Retype the opening lines of the data exactly, stopping after the line that contains "const children = [];". Skip every picture.

• [GIVEN DATA]:

• • • • • • •

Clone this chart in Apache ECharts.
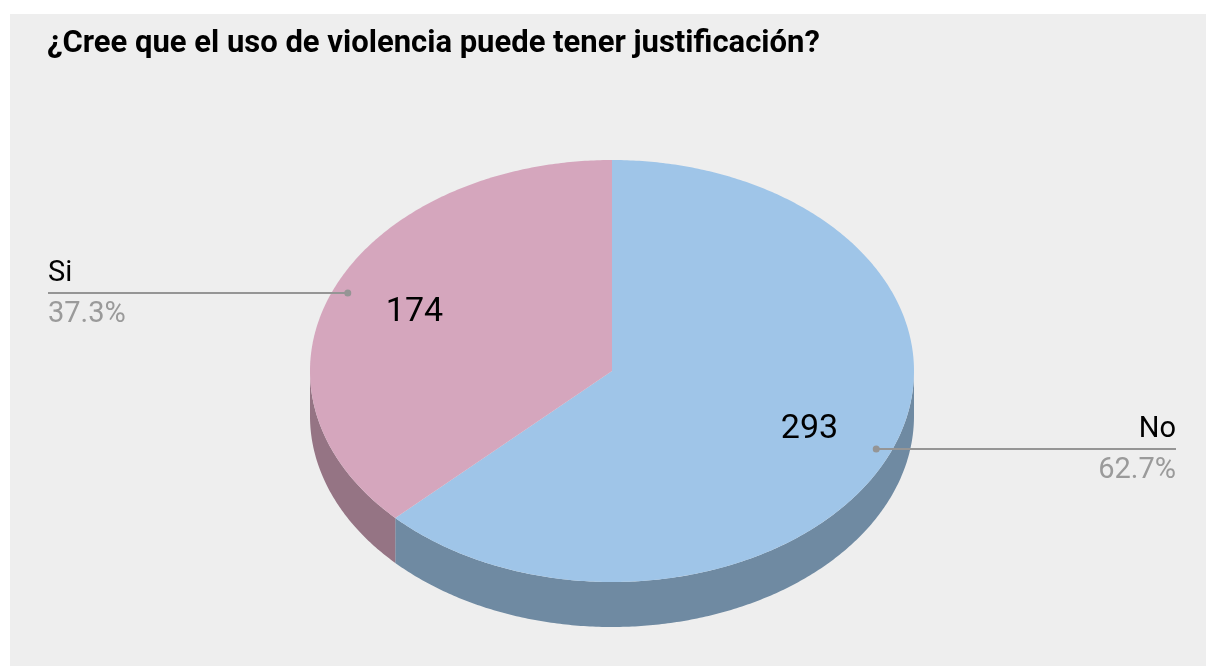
<!DOCTYPE html>
<html>
<head>
<meta charset="utf-8">
<title>¿Cree que el uso de violencia puede tener justificación?</title>
<script src="https://cdn.jsdelivr.net/npm/echarts@6.0.0/dist/echarts.min.js"></script>
<style>
html, body { margin: 0; padding: 0; background: #ffffff; }
#chart { position: absolute; left: 10px; top: 14px; width: 1196px; height: 652px; }
</style>
</head>
<body>
<div id="chart"></div>
<script>
// datos del gráfico
const categories = ['No', 'Si'];
const counts = [293, 174];

const sliceColors = ['#9fc5e8', '#d5a6bd'];
const wallColors = ['#6f8aa2', '#957484'];
const FONT = 'Roboto, sans-serif';

const total = counts.reduce((a, b) => a + b, 0);
const starts = [];
counts.reduce((acc, v, i) => { starts[i] = acc; return acc + v; }, 0);

// pastel "3D": elipse + pared frontal
const pie = { cx: 602, cy: 357, rx: 302, ry: 211, depth: 45 };
const labelLeft = 38, labelRight = 1166;

function pt(t, k, dy) {
    return [pie.cx + pie.rx * k * Math.sin(t), pie.cy - pie.ry * k * Math.cos(t) + (dy || 0)];
}
function arc(t1, t2, dy) {
    const n = Math.max(2, Math.ceil(Math.abs(t2 - t1) / 0.01));
    const out = [];
    for (let i = 0; i <= n; i++) out.push(pt(t1 + (t2 - t1) * i / n, 1, dy));
    return out;
}

function renderItem(params, api) {
    const i = params.dataIndex;
    const v = api.value(0);
    const t1 = starts[i] / total * 2 * Math.PI;
    const t2 = (starts[i] + v) / total * 2 * Math.PI;
    const mid = (t1 + t2) / 2;
    const children = [];

    // pared visible (mitad delantera)
    const a = Math.max(t1, Math.PI / 2), b = Math.min(t2, 3 * Math.PI / 2);
    if (b > a) {
        children.push({
            type: 'polygon',
            shape: { points: arc(a, b, 0).concat(arc(b, a, pie.depth)) },
            style: { fill: wallColors[i] }
        });
    }
    // cara superior
    children.push({
        type: 'polygon',
        shape: { points: [[pie.cx, pie.cy]].concat(arc(t1, t2, 0)) },
        style: { fill: sliceColors[i] }
    });

    // valor dentro del sector
    const vp = pt(mid, 0.71);
    children.push({
        type: 'text',
        style: {
            x: vp[0], y: vp[1], text: String(v),
            fill: '#000', font: '34px ' + FONT,
            align: 'center', verticalAlign: 'middle'
        }
    });

    // etiqueta exterior con línea
    const dot = pt(mid, 0.95);
    const left = Math.sin(mid) < 0;
    const endX = left ? labelLeft : labelRight;
    const pct = (v / total * 100).toFixed(1) + '%';
    children.push({
        type: 'line',
        shape: { x1: dot[0], y1: dot[1], x2: endX, y2: dot[1] },
        style: { stroke: '#959595', lineWidth: 2 }
    });
    children.push({
        type: 'circle',
        shape: { cx: dot[0], cy: dot[1], r: 3.5 },
        style: { fill: '#959595' }
    });
    children.push({
        type: 'text',
        style: {
            x: endX, y: dot[1] - 19, text: categories[i],
            fill: '#000', font: '29px ' + FONT,
            align: left ? 'left' : 'right', verticalAlign: 'middle'
        }
    });
    children.push({
        type: 'text',
        style: {
            x: endX, y: dot[1] + 22, text: pct,
            fill: '#9a9a9a', font: '29px ' + FONT,
            align: left ? 'left' : 'right', verticalAlign: 'middle'
        }
    });
    return { type: 'group', children: children };
}

const chart = echarts.init(document.getElementById('chart'));
chart.setOption({
    animation: false,
    backgroundColor: '#eeeeee',
    title: {
        text: '¿Cree que el uso de violencia puede tener justificación?',
        left: 37,
        top: 15,
        padding: 0,
        textStyle: {
            fontFamily: FONT,
            fontWeight: 'bold',
            fontSize: 31,
            color: '#000'
        }
    },
    series: [{
        type: 'custom',
        coordinateSystem: 'none',
        renderItem: renderItem,
        data: counts.map((v, i) => ({ name: categories[i], value: [v] }))
    }]
});
</script>
</body>
</html>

• • • • • • •

• [OUTPUT]:
Clone this chart in Apache ECharts.
<!DOCTYPE html>
<html>
<head>
<meta charset="utf-8">
<title>¿Cree que el uso de violencia puede tener justificación?</title>
<script src="https://cdn.jsdelivr.net/npm/echarts@6.0.0/dist/echarts.min.js"></script>
<style>
html, body { margin: 0; padding: 0; background: #ffffff; }
#chart { position: absolute; left: 10px; top: 14px; width: 1196px; height: 652px; }
</style>
</head>
<body>
<div id="chart"></div>
<script>
// datos del gráfico
const categories = ['No', 'Si'];
const counts = [293, 174];

const sliceColors = ['#9fc5e8', '#d5a6bd'];
const wallColors = ['#6f8aa2', '#957484'];
const FONT = 'Roboto, sans-serif';

const total = counts.reduce((a, b) => a + b, 0);
const starts = [];
counts.reduce((acc, v, i) => { starts[i] = acc; return acc + v; }, 0);

// pastel "3D": elipse + pared frontal
const pie = { cx: 602, cy: 357, rx: 302, ry: 211, depth: 45 };
const labelLeft = 38, labelRight = 1166;

function pt(t, k, dy) {
    return [pie.cx + pie.rx * k * Math.sin(t), pie.cy - pie.ry * k * Math.cos(t) + (dy || 0)];
}
function arc(t1, t2, dy) {
    const n = Math.max(2, Math.ceil(Math.abs(t2 - t1) / 0.01));
    const out = [];
    for (let i = 0; i <= n; i++) out.push(pt(t1 + (t2 - t1) * i / n, 1, dy));
    return out;
}

function renderItem(params, api) {
    const i = params.dataIndex;
    const v = api.value(0);
    const t1 = starts[i] / total * 2 * Math.PI;
    const t2 = (starts[i] + v) / total * 2 * Math.PI;
    const mid = (t1 + t2) / 2;
    const children = [];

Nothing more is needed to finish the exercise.